Welcome to the April 2023 edition of the Curious Tea subscription! Here’s a closer look at the four exciting new teas that we are sharing with our subscribers this month.
The first light tea this month is a Karigane wile goose green tea from the famous Uji tea growing area of Japan that has a balanced sweet and savoury flavour profile.
The second light tea is a Yin Zhen Silver Needle white tea from the slightly more unusual tea growing area in Guangxi Province of China that features an attractive woody and fruity taste.
For the dark side of the selection we have a small batch tea from Rohini Tea Estate in Darjeeling that is crafted in the style of ‘bug bitten’ Taiwanese Oriental Beauty teas for a pronounced honey flavour.
Finally, the last tea we are featuring this month is a pu-erh from Haiwan Tea Factory in Yunnan Province of China that has a very classic ripe pu-erh taste that is still quite easy-drinking.

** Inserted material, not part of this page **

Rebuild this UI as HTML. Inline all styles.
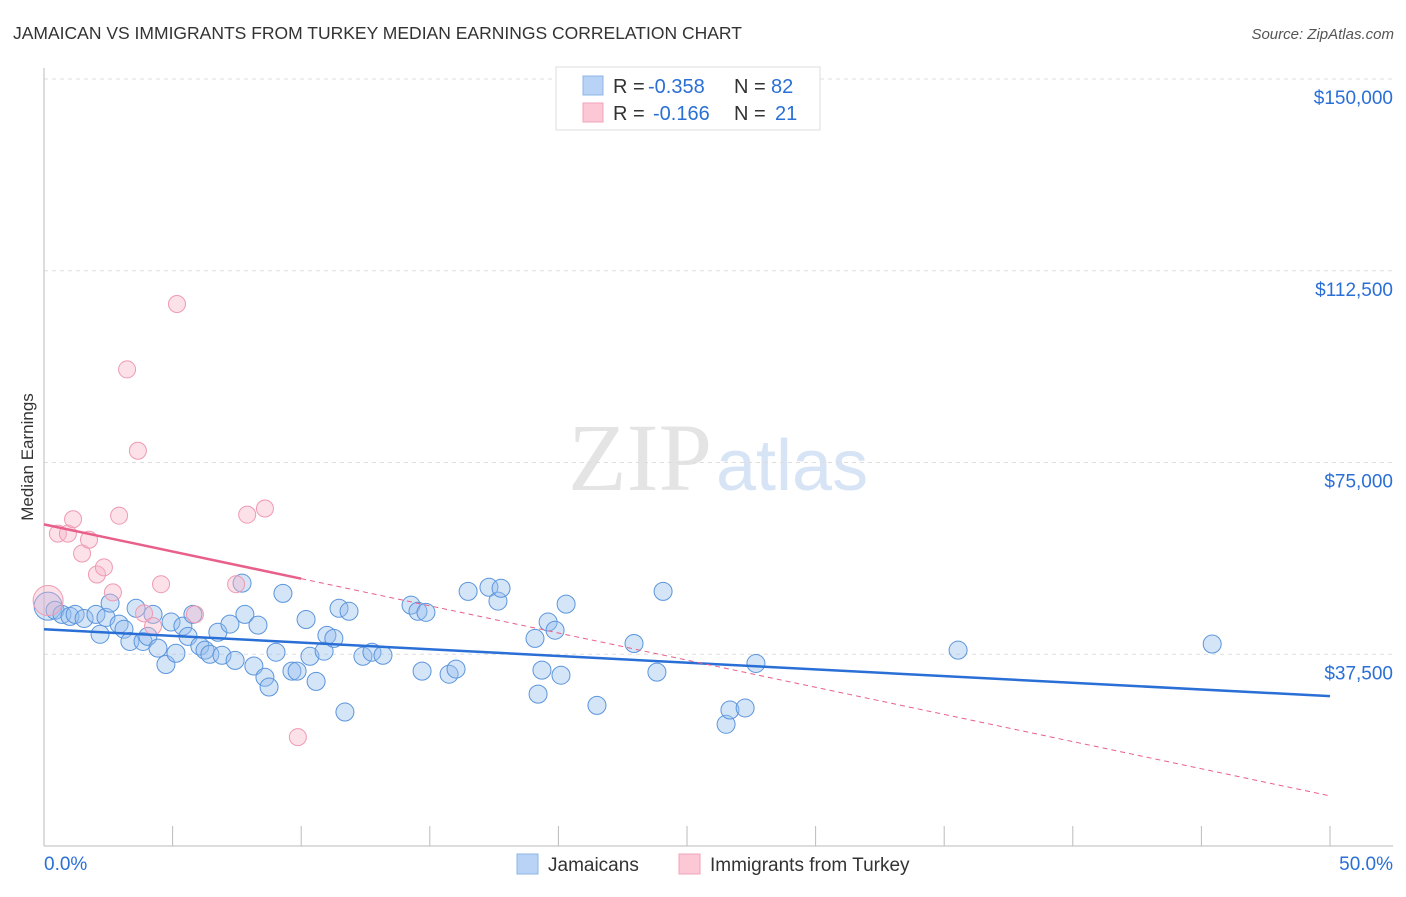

Let’s get into further detail on these teas featured in our April tea subscription boxes.
Uji Karigane (宇治田原雁が音) is a fine Japanese gyokuro green tea from Uji Tawara, Kyoto Prefecture, a location said to be the ‘home of Japanese green tea’. The name Karigane translates as wild goose and is one of the names that this type of tea goes by. It is made from a blend of cultivars that are specifically chosen and grown for gyokuro green tea. During the growth the tea trees are also shaded, resulting in a stronger, more flavoursome tea. This Karigane tea is made by blending the fine gyokuro leaves with stems that also come from gyokuro production. This batch is from the May 2022 harvest and had the benefit of approximately 1/2 year of resting under controlled conditions in Japan, a method used traditionally to improve flavours of gyokuro and matcha.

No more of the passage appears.